The Seneca Falls Convention—the first open women’s rights convention in the US—was held July 19-20, 1848. Organizers wanted to discuss “the social, civil, and religious condition and rights of women.” The meeting launched the women’s right movement.
The National Park Service is restoring and interpreting key structures in Seneca Falls, New York. The Women’s Rights National Historical Park tells the story “of struggles for civil rights, human rights, and equality, global struggles that continue today. The efforts of women’s rights leaders, abolitionists, and other 19th century reformers remind us that all people must be accepted as equals.”
Scott and I had the chance to visit last summer. At the Visitor Center, we were greeted by “The First Wave,” statuary depicting convention planners and early leaders.
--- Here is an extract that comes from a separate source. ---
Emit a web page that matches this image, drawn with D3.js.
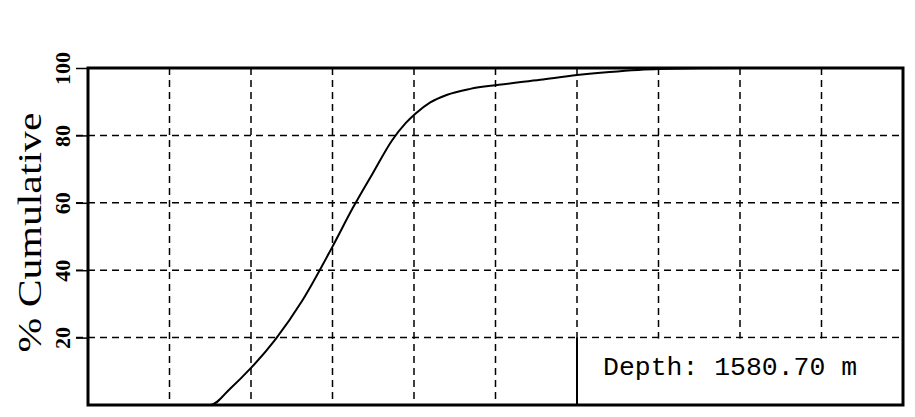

We also took time to explore museum exhibits. The artifacts serve as reminders that the struggle for equal rights was contentious…and continues to this day.
I was most excited about a ranger-led tour to the Wesleyan Chapel, site of the convention. Built in 1843, it was a congregating spot for human rights activists. Many were Quakers.
In 1871, the Methodist congregation sold the building. Over the years it was used by a variety of businesses, including a skating rink, a furniture store, a laundromat, and an auto dealership (complete with grease pits).
When the park service acquired the site in 1985, almost nothing was left of the original structure. Architects have stabilized and protected what does remain.
Although there is little left to physically link visitors to those brave souls who dared openly advocate for women’s rights, I found it powerful just to be in the space, where the reverberations of those hot days in 1848 still echo.